A review of Matthew Tully’s Searching for Hope

[NUVO]

In this week’s NUVO, an alt weekly in Indianapolis, I’ve got a review of Matthew Tully’s Searching for Hope: Life at a Failing School in the Heart of America. Tully’s a very good columnist at the Indianapolis Star, and while Searching for Hope isn’t great, it’s almost certainly the only book anyone will write about Indy’s inner-city schools for a long time.

The review isn’t online, so I’ll put the full text after the break. One more thing:when I write about Indiana, it’s normally to write about high school basketball. Well, the high school Tully covered just sent its team to regionals. This story didn’t get much attention, but it does line up with the few brief moments of hope in Tully’s book.

“There’s the dude who thinks we’re all stupid and poor.”

Matthew Tully was talking to the teacher in a welding class at Manual High School when he heard a couple of students muttering.

“I hate reporters,” another replied.

Now, technically, Tully is a columnist at The Indianapolis Star, but you can see the kid’s point: Reporters and columnists both love swooping into troubled schools where they can chat up a few teachers, observe some dysfunctional kids, find an inspirational underdog, and call it a story. But Tully was doing something different — spending an entire year inside Manual in order to write an excellent series about the school’s problems. This spring, Tully has turned that experience into a book, Searching for Hope: Life at a Failing School in the Heart of America. Unfortunately, it doesn’t measure up to his columns. Still, there’s at least one surprising reason to read it.

Early in Searching for Hope, Tully calls Manual “a school on the edge. It wasn’t in chaos, but if school police and administrators let their guard down for even an hour or two, Manual would descend into that.” The school, which sits a couple miles south of the Soldiers and Sailors Monument, used to max out its 2,000-student capacity. When Tully arrived, in the fall of 2009, it enrolled only 947 students – and by the end of the year that number would drop below 750.

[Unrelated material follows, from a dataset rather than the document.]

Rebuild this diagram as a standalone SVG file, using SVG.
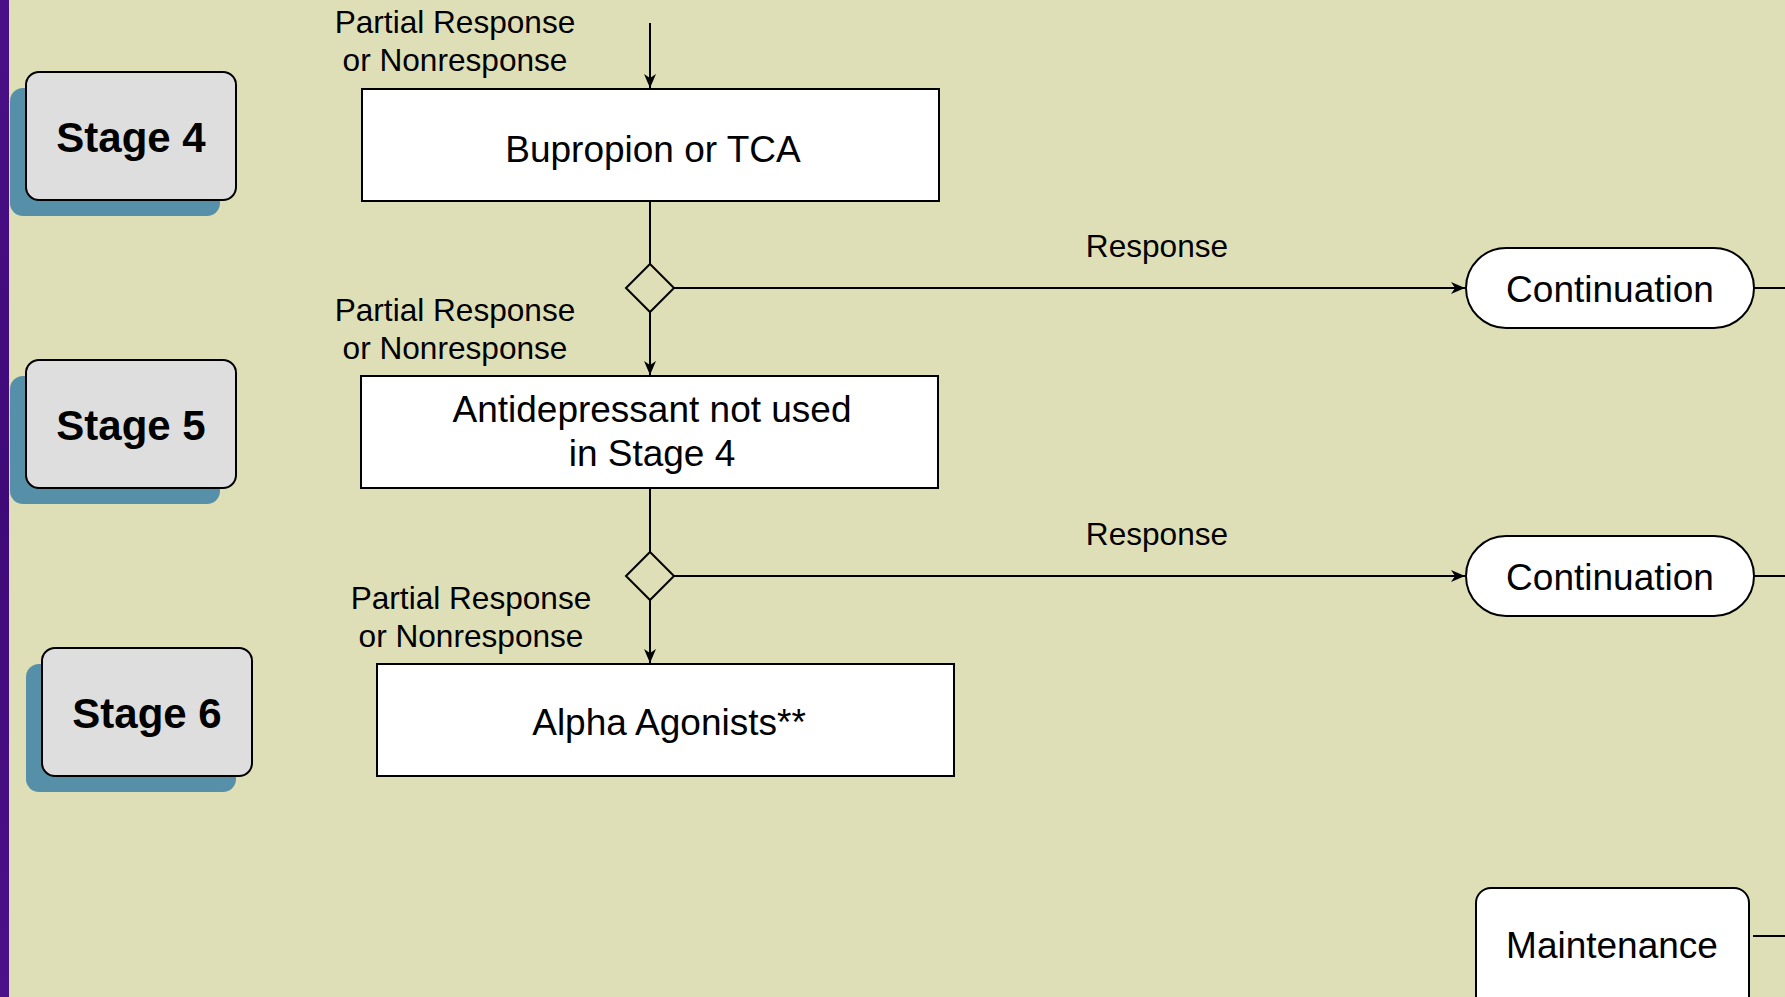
<svg xmlns="http://www.w3.org/2000/svg" width="1785" height="997" viewBox="0 0 1785 997">
<defs>
<marker id="arr" viewBox="0 0 14 12" markerWidth="14" markerHeight="12" refX="14" refY="6" orient="auto" markerUnits="userSpaceOnUse">
<path d="M0,0 L14,6 L0,12 L4,6 z" fill="#000"/>
</marker>
<linearGradient id="purp" x1="0" y1="0" x2="0" y2="1">
<stop offset="0" stop-color="#4a0f86"/>
<stop offset="0.5" stop-color="#3f0a78"/>
<stop offset="1" stop-color="#4b1188"/>
</linearGradient>
</defs>
<style>
.bg{fill:#dfdfb7}
.shadow{fill:#5590a8}
.stage{fill:#dedede;stroke:#000;stroke-width:2}
.stxt{font-family:"Liberation Sans",Arial,sans-serif;font-weight:bold;font-size:42px;fill:#000;text-anchor:middle}
.box{fill:#fff;stroke:#000;stroke-width:2}
.btxt{font-family:"Liberation Sans",Arial,sans-serif;font-size:37px;fill:#000;text-anchor:middle}
.lbl{font-family:"Liberation Sans",Arial,sans-serif;font-size:31.6px;fill:#000;text-anchor:middle}
.ln{fill:none;stroke:#000;stroke-width:2}
.dia{fill:none;stroke:#000;stroke-width:2}
</style>
<rect class="bg" x="0" y="0" width="1785" height="997"/>
<rect x="0" y="0" width="9" height="997" fill="url(#purp)"/>

<g id="stage4">
<rect class="shadow" x="10" y="88" width="210" height="128" rx="13"/>
<rect class="stage" x="26" y="72" width="210" height="128" rx="13"/>
<text class="stxt" x="131" y="152">Stage 4</text>
</g>
<g id="stage5">
<rect class="shadow" x="10" y="376" width="210" height="128" rx="13"/>
<rect class="stage" x="26" y="360" width="210" height="128" rx="13"/>
<text class="stxt" x="131" y="440">Stage 5</text>
</g>
<g id="stage6">
<rect class="shadow" x="26" y="664" width="210" height="128" rx="13"/>
<rect class="stage" x="42" y="648" width="210" height="128" rx="13"/>
<text class="stxt" x="147" y="728">Stage 6</text>
</g>

<g id="connectors">
<line class="ln" x1="650" y1="23" x2="650" y2="88" marker-end="url(#arr)"/>
<line class="ln" x1="650" y1="201" x2="650" y2="264"/>
<line class="ln" x1="650" y1="312" x2="650" y2="375" marker-end="url(#arr)"/>
<line class="ln" x1="674" y1="288" x2="1465" y2="288" marker-end="url(#arr)"/>
<line class="ln" x1="1754" y1="288" x2="1785" y2="288"/>
<line class="ln" x1="650" y1="488" x2="650" y2="552"/>
<line class="ln" x1="650" y1="600" x2="650" y2="663" marker-end="url(#arr)"/>
<line class="ln" x1="674" y1="576" x2="1465" y2="576" marker-end="url(#arr)"/>
<line class="ln" x1="1754" y1="576" x2="1785" y2="576"/>
<line class="ln" x1="1753" y1="936" x2="1785" y2="936"/>
<text class="lbl" x="455" y="33">Partial Response</text>
<text class="lbl" x="455" y="71">or Nonresponse</text>
<text class="lbl" x="455" y="321">Partial Response</text>
<text class="lbl" x="455" y="359">or Nonresponse</text>
<text class="lbl" x="471" y="609">Partial Response</text>
<text class="lbl" x="471" y="647">or Nonresponse</text>
<text class="lbl" x="1157" y="257">Response</text>
<text class="lbl" x="1157" y="545">Response</text>
</g>

<g id="decision1">
<polygon class="dia" points="650,264 674,288 650,312 626,288"/>
</g>
<g id="decision2">
<polygon class="dia" points="650,552 674,576 650,600 626,576"/>
</g>

<g id="bupropion">
<rect class="box" x="362" y="89" width="577" height="112"/>
<text class="btxt" x="653" y="162">Bupropion or TCA</text>
</g>
<g id="antidepressant">
<rect class="box" x="361" y="376" width="577" height="112"/>
<text class="btxt" x="652" y="422">Antidepressant not used</text>
<text class="btxt" x="652" y="466">in Stage 4</text>
</g>
<g id="alpha">
<rect class="box" x="377" y="664" width="577" height="112"/>
<text class="btxt" x="669" y="735">Alpha Agonists**</text>
</g>
<g id="continuation1">
<rect class="box" x="1466" y="248" width="288" height="80" rx="40"/>
<text class="btxt" x="1610" y="302">Continuation</text>
</g>
<g id="continuation2">
<rect class="box" x="1466" y="536" width="288" height="80" rx="40"/>
<text class="btxt" x="1610" y="590">Continuation</text>
</g>
<g id="maintenance">
<rect class="box" x="1476" y="888" width="273" height="150" rx="15"/>
<text class="btxt" x="1612" y="958">Maintenance</text>
</g>
</svg>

Even getting to 947 took work. When Tully accompanies Manual’s principal, an uninspiring bureaucrat, on his visits to absentee homes, they meet a mother whose son missed the first nine days of class. “He’s left for school every morning,” she says through her barely cracked apartment door. “He’s got a backpack, that’s all I know.”

The kids who make it to school don’t fare much better. Tully describes Manual as a place plagued by entropy and apathy. There’s no student council and no student paper. The yearbook folded a long time ago because most kids couldn’t afford one. School administrators, like the dean who drives a Hummer and tells girls to “keep an aspirin between your knees,” seem less lazy than actively sarcastic. It’s as if they’re contributing to their students’ problems instead of helping to solve them.

And then there’s the actual educating. Manual’s graduation rate bottomed out at 39 percent, and it’s easy to see why. Tully watches one math class where the teacher teaches for barely 30 minutes in a 45 minute period — and by “teaches,” he means that she reads from the textbook and scrawls on the chalkboard. “Of 18 students in the class,” he writes, “only four paid attention. The others slept, talked, or texted.”

Some Manual teachers do try hard. One spends her own money to keep the theater program going. When only a few kids try out, she rewrites Twelve Angry Men as A Jury of Six. When the crowds are small, she closes the curtain and moves the audience onto the stage — that way her students won’t have to stare into an empty auditorium.

But most of the people in Searching for Hope seem happy just avoiding chaos. That might explain one of the book’s problems: its story doesn’t develop and its characters don’t deepen. Tully never returns to that asleep-at-the-chalkboard teacher (or to her struggling students). Even his positive people never change or become more complex.

The other problem with Tully’s book is the way he keeps injecting himself in the story. Want to know why I hate reporters? Because they write far too many sentences like this: “I had spent a career bugging people for information, and I’d been in tougher locales than this, so I wasn’t too worried.” Tully never misses a chance to describe “jotting in [his] notebook” or to lament the decline of the newspaper industry.

Searching for Hope, in short, fails to capitalize on the things that can make nonfiction narrative so powerful. But there is one reason we should be glad this book exists. While Tully’s columns made a big difference at Manual — his Star readers helped restart the student paper and yearbook, among other projects — the school continued to struggle. In fact, last year the state decided to take over Manual and to turn it over to Charter Schools USA.

This fall, Manual will reopen as a for-profit charter, and it will be fascinating to see how things change. Tully’s book has given us the bleak before photo; Charter Schools USA will give us the after. But what we may learn, in the end, is that no one can fix Manual. After the state’s decision, the city sent students a simple form where they could mark whether they wanted to stay at the new Manual or to transfer to a different Indianapolis school. A third of the students never even bothered to fill it out.